It’s June, Pride Month, but what does it actually mean? Consumers are waking up to brands rainbow-washing their marketing to grab LGBTQ+ business. Here’s how to approach Pride authentically.

Like all good things, Pride Month has succumbed to commercialisation. Many businesses are being called out for ‘rainbow-washing’ their products and marketing solely to pander to the LGBTQ+ community’s wallets. Ultimately, today’s consumers look for authenticity and businesses have the responsibility to be transparent if they truly want to support inclusivity.

Over the last few years, many of the world’s biggest brands have waved the rainbow flag across all of their logos, products and ads. Once June ends, so does the focus on LGBTQ+ consumers. This raises the question on authenticity. 

What is rainbow-washing?

When brands started slapping the rainbow flag on their products and social media posts 10 years ago, it was novel, a mark of solidarity in the spirit of building awareness. Now, consumers are wising up to these marketing tactics, and demand that businesses put their money where their mouth is. 

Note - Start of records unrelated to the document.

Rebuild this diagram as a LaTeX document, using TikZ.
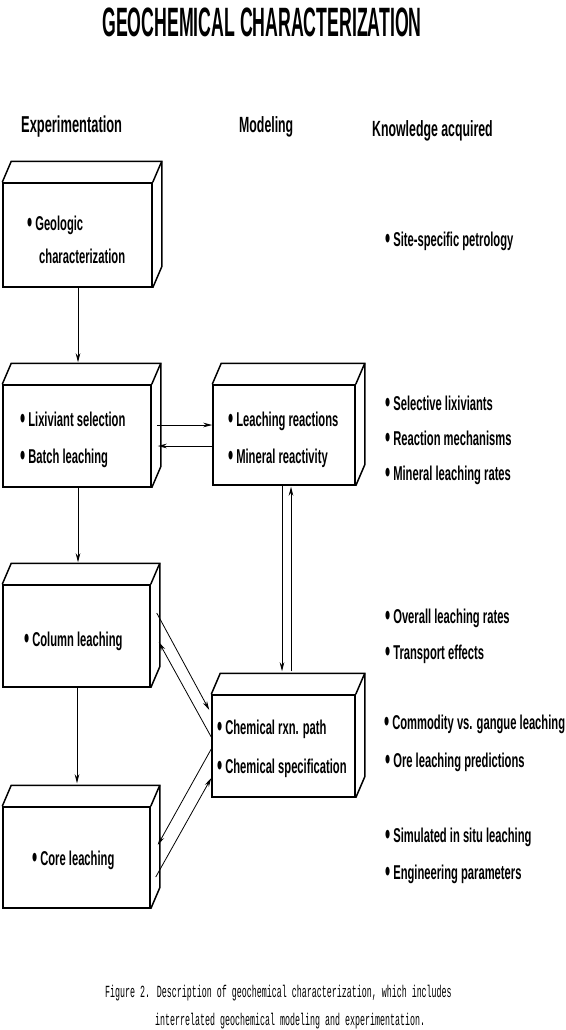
\documentclass[tikz,border=0pt]{standalone}
\usepackage{fontspec}
\usepackage{graphicx}
\setmainfont{Liberation Sans}
\newfontfamily\bodyfont{Liberation Sans}[FakeStretch=0.56]
\newfontfamily\titlefont{Liberation Sans}[FakeStretch=0.432]
\newfontfamily\capfont{Liberation Mono}[FakeStretch=0.49]
\usetikzlibrary{calc,arrows.meta}
\tikzset{
  cube/.style={draw, line width=1.5pt, inner sep=0pt, fill=white},
  cubeline/.style={line width=1.5pt, line join=miter},
  arr/.style={line width=0.8pt, -{Stealth[length=9pt,width=4.5pt]}},
  txt/.style={anchor=base west, inner sep=0pt, font=\bodyfont\bfseries\fontsize{20}{24}\selectfont},
  head/.style={anchor=base west, inner sep=0pt, font=\bodyfont\bfseries\fontsize{22}{26}\selectfont},
  ttl/.style={anchor=base, inner sep=0pt, font=\titlefont\bfseries\fontsize{41}{44}\selectfont},
  captext/.style={anchor=base west, inner sep=0pt, font=\capfont\fontsize{17}{20}\selectfont},
}
\newcommand\cubefaces[1]{%
  \draw[cubeline] (#1.north west) -- ($(#1.north west)+(9,-21)$) -- ($(#1.north east)+(9,-21)$) -- ($(#1.south east)+(9,-21)$) -- (#1.south east);
  \draw[cubeline] (#1.north east) -- ($(#1.north east)+(9,-21)$);
}
\newcommand\bul{\raisebox{-2pt}{\scalebox{1.3}[1.5]{\textbullet}}\hspace{3pt}}
\begin{document}
\begin{tikzpicture}[x=1pt,y=-1pt]
\fill[white] (0,0) rectangle (565,1030);
\useasboundingbox (0,0) rectangle (565,1030);

% title and headers
\node[ttl] (title) at (262,37) {GEOCHEMICAL CHARACTERIZATION};
\node[head] (hexp) at (21,132) {\fontsize{23}{26}\selectfont Experimentation};
\node[head] (hmod) at (239,132) {Modeling};
\node[head] (hknow) at (372,136) {Knowledge acquired};

% boxes (front faces)
\node[cube, minimum width=149pt, minimum height=104pt] (b1) at (77.5,235) {};
\node[cube, minimum width=148pt, minimum height=102pt] (b2) at (77,436) {};
\node[cube, minimum width=142pt, minimum height=100pt] (b3) at (284,435) {};
\node[cube, minimum width=147pt, minimum height=102pt] (b4) at (76.5,636) {};
\node[cube, minimum width=147pt, minimum height=101pt] (b5) at (76.5,857.5) {};
\node[cube, minimum width=143pt, minimum height=102pt] (b6) at (283.5,746) {};
\cubefaces{b1}
\cubefaces{b2}
\cubefaces{b3}
\cubefaces{b4}
\cubefaces{b5}
\cubefaces{b6}

% box texts
\node[txt] (t1a) at (27,230) {\bul Geologic};
\node[txt] (t1b) at (39,263) {characterization};
\node[txt] (t2a) at (20,426) {\bul Lixiviant selection};
\node[txt] (t2b) at (20,463) {\bul Batch leaching};
\node[txt] (t3a) at (228,426) {\bul Leaching reactions};
\node[txt] (t3b) at (228,463) {\bul Mineral reactivity};
\node[txt] (t4a) at (24,646) {\bul Column leaching};
\node[txt] (t5a) at (32,865) {\bul Core leaching};
\node[txt] (t6a) at (217,734) {\bul Chemical rxn. path};
\node[txt] (t6b) at (217,773) {\bul Chemical specification};

% knowledge acquired
\node[txt] (k1) at (385,246) {\bul Site-specific petrology};
\node[txt] (k2) at (385,410) {\bul Selective lixiviants};
\node[txt] (k3) at (385,445) {\bul Reaction mechanisms};
\node[txt] (k4) at (385,480) {\bul Mineral leaching rates};
\node[txt] (k5) at (385,623) {\bul Overall leaching rates};
\node[txt] (k6) at (385,659) {\bul Transport effects};
\node[txt] (k7) at (384,729) {\bul Commodity vs. gangue leaching};
\node[txt] (k8) at (385,767) {\bul Ore leaching predictions};
\node[txt] (k9) at (385,842) {\bul Simulated in situ leaching};
\node[txt] (k10) at (385,879) {\bul Engineering parameters};

% connectors
\draw[arr] ($(b1.south)+(0.5,0)$) -- ($(b2.north)+(1,-22)$);
\draw[arr] ($(b2.east)+(5,-11)$) -- ($(b3.west)+(0,-10)$);
\draw[arr] ($(b3.west)+(0,11)$) -- ($(b2.east)+(6,10)$);
\draw[arr] ($(b2.south)+(1,0)$) -- ($(b4.north)+(1.5,-22)$);
\draw[arr] ($(b4.south)+(0.5,0)$) -- ($(b5.north)+(0.5,-23)$);
\draw[arr] ($(b3.south)+(-2,0)$) -- ($(b6.north)+(-1.5,-23)$);
\draw[arr] ($(b6.north)+(7.5,-23)$) -- ($(b3.south)+(7,1)$);
\draw[arr] ($(b4.east)+(6,-23)$) -- ($(b6.west)+(-2,-36)$);
\draw[arr] ($(b6.west)+(0,-9)$) -- ($(b4.east)+(8,6)$);
\draw[arr] ($(b6.west)+(0,3)$) -- ($(b5.east)+(7,-12.5)$);
\draw[arr] ($(b5.east)+(5,19.5)$) -- ($(b6.west)+(0,32)$);

% caption
\node[captext] (c1) at (105,997) {Figure 2. Description of geochemical characterization, which includes};
\node[captext] (c2) at (155,1025) {interrelated geochemical modeling and experimentation.};
\end{tikzpicture}
\end{document}
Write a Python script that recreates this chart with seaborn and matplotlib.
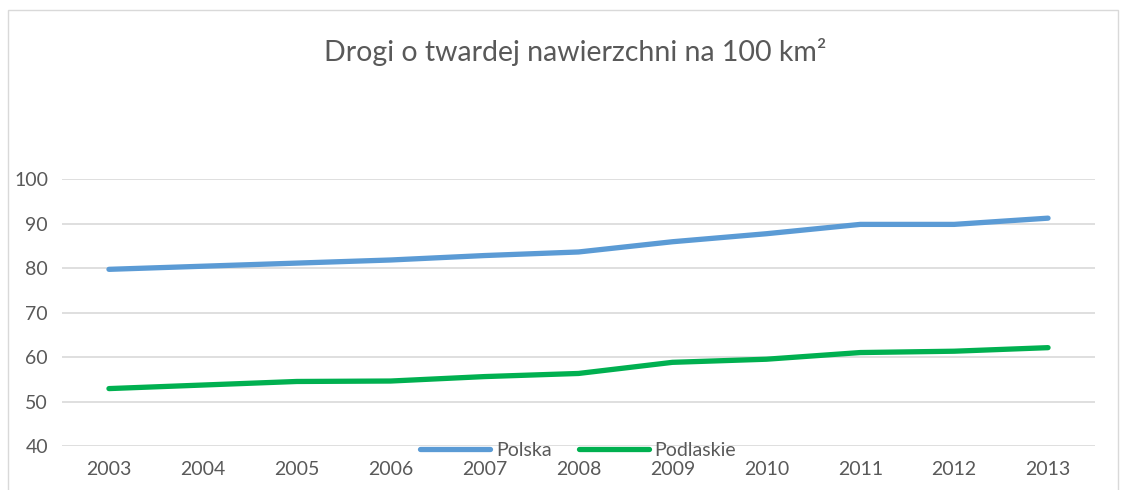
import numpy as np
import pandas as pd
import matplotlib.pyplot as plt
import seaborn as sns

years = [2003, 2004, 2005, 2006, 2007, 2008, 2009, 2010, 2011, 2012, 2013]
polska = [79.7, 80.4, 81.1, 81.8, 82.8, 83.6, 85.9, 87.7, 89.8, 89.8, 91.2]
podlaskie = [52.9, 53.7, 54.5, 54.6, 55.6, 56.3, 58.8, 59.5, 61.0, 61.3, 62.1]
series = ['Polska', 'Podlaskie']
colors = ['#5B9BD5', '#00B050']
yticks = [40, 50, 60, 70, 80, 90, 100]

df = pd.DataFrame({
    'rok': list(range(len(years))) * 2,
    'wartosc': polska + podlaskie,
    'seria': [series[0]] * len(years) + [series[1]] * len(years),
})

sns.set_style('white')
plt.rcParams['font.family'] = ['Lato', 'DejaVu Sans']
txt = '#595959'

fig = plt.figure(figsize=(11.28, 4.9), dpi=100)
ax = fig.add_axes([62 / 1128, 1 - 446 / 490, (1095 - 62) / 1128, (446 - 179) / 490])

sns.lineplot(data=df, x='rok', y='wartosc', hue='seria', palette=dict(zip(series, colors)),
             linewidth=3.8, ax=ax, legend=False, solid_capstyle='round')

ax.set_xlim(-0.5, len(years) - 0.5)
ax.set_ylim(40, 100)
ax.set_yticks(yticks)
ax.set_xticks(range(len(years)))
ax.set_xticklabels([str(y) for y in years])
ax.grid(axis='y', color='#D9D9D9', linewidth=1.2)
ax.set_axisbelow(True)
for s in ax.spines.values():
    s.set_visible(False)
ax.tick_params(axis='both', length=0, labelsize=14, labelcolor=txt)
ax.tick_params(axis='x', pad=11)
ax.tick_params(axis='y', pad=10)
ax.set_xlabel('')
ax.set_ylabel('')

fig.text(575 / 1128, 1 - 52 / 490, 'Drogi o twardej nawierzchni na 100 km²', ha='center', va='center',
         fontsize=20.5, color=txt)

# legenda na dole
handles = [plt.Line2D([], [], color=c, linewidth=3.8, solid_capstyle='round') for c in colors]
fig.legend(handles, series, loc='center', bbox_to_anchor=(578 / 1128, 1 - 450 / 490), ncol=2,
           frameon=False, fontsize=14, labelcolor=txt, handlelength=3.6, handletextpad=0.3,
           columnspacing=1.4, borderpad=0)

# ramka wykresu
border = plt.Rectangle((8 / 1128, -0.05), 1110 / 1128, 1.05 - 10 / 490, transform=fig.transFigure,
                       fill=False, edgecolor='#D9D9D9', linewidth=1)
fig.add_artist(border)

fig.savefig('out.png', dpi=100)
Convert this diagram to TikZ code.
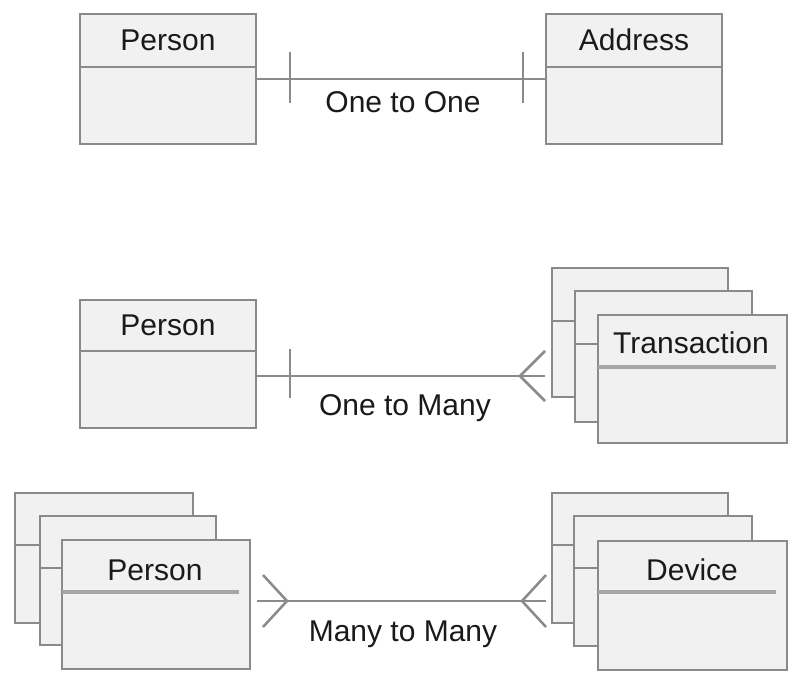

The rainbow flag symbolises the history of the LGBTQ+ community’s multiple struggles against oppression and for acceptance. If used to show allyship, then brands have the responsibility to demonstrate support, either by donating to relevant charities or through their own work for inclusion and representation.

A rainbow coloured avatar or #pride hashtag is seen as tone deaf in 2021 unless they are accompanied by demonstration of support for the struggles of LGBTQ+ people, including inclusive policies supporting diversity.

Costa Coffee is a prime example of a brand being called for rainbow-washing.  Money raised from selling rainbow coffee cups were notably funnelled to support an internal cause, rather than LGBTQ+ charities. A spokesperson from Costa Coffee said: “We wanted to do this as a way to showcase our support for the LGBTQ+ colleagues and customers to celebrate diversity.” However, UK Pride Network co-founder, Steve Taylor explained that “you shouldn’t be asking your customers to support an [internal] network, you should be doing that [as a brand]”. 

Awareness does not equal allyship

Most recently, UK model train brand Hornby faced heavy social media backlash for their rainbow coloured sets. 

Responses included comments from consumers like ”Supporting #LGBTQ+ rights means to do more than making products with rainbows on and keeping all the profits,” and ”Imagine trying to be inclusive by only adding a rainbow to your products again just like all the other big corporations for this month.”

The brand responded to this backlash which only earned more outrage from the community. 

Comments include people either calling out Hornby for putting profit over people, or defending the brand saying they aren’t obligated to donate, as long as they’re raising awareness. One user responded: ”I love your honesty. I don’t know why people [are] indignant. [After] all, [this] is what all brands do on June.” 

Consumers now expect more from brands, which means allyship clearly doesn’t equal generating awareness of the cause alone. 

Demonstrating allyship through actions

The fact that 35% of LGBTQ+ employees in the UK feel they can’t reveal their sexuality for fear of backlash in itself is problematic. Businesses need to deomnstrate allyship and inclusion by examining their policies and values. Here are four ways to get started.

  1. Why does this matter to you?

Don’t get caught up in Pride fever. Ask yourself why supporting LGBTQ+ causes means so much to you. On a fundamental level, human rights includes all rights, so there’s a natural inclination to support these issues. However, what is your purpose as a business when it comes to truly supporting inclusivity? How can you authentically communicate this support?

  1. Are you making an impactful contribution to a LGBTQ+ cause?

Does your company support for LGBTQ+ issues have any impact? Look into charities and organistions furthering the clarion call for equality for the LGBTQ+ community. Which of these organisations make an impact that aligns with your business values? What are the issues that matter the most to the community and how can you support them?

  1. Are you consistent?

LGBTQ+ issues are persistent, so why would your policies only matter in June? Think of your official brand stance on the issues that matter to the community and how you can consistently work towards this. 

  1. Is your company culture inclusive?

LGBTQ+ diversity and inclusivity needs to be a long-term pledge. Research shows a 16% pay gap between straight employees and their LGBTQ+ peers. The same research revealed that more than six in ten LGBTQ+ workers have been made to feel uncomfortable while working, with a third directly experiencing homophobic behaviour. Is your business one of the offenders? Do you have adequate representation at senior levels and beyond? 

Look into your anti-harassment policies to protect LGBTQ+ employees. Are they robust and are they enforced? Is there a wage or promotion gap in your business between straight and LGBTQ+ employees? Actively look at opportunities for advancement for all staff. Are there gaps where marginalised group aren’t getting ahead? Once you run a company-wide audit, use the data to figure out why blocks exist, if any. 

Ultimately, inclusivity and diversity initiatives can only help your business. If your business is a true ally, your work empowering and celebrating LGBTQ+ employees and customers will help you truly further the cause. This authenticity will place you on the right side of history more than a rainbow-coloured logo ever could.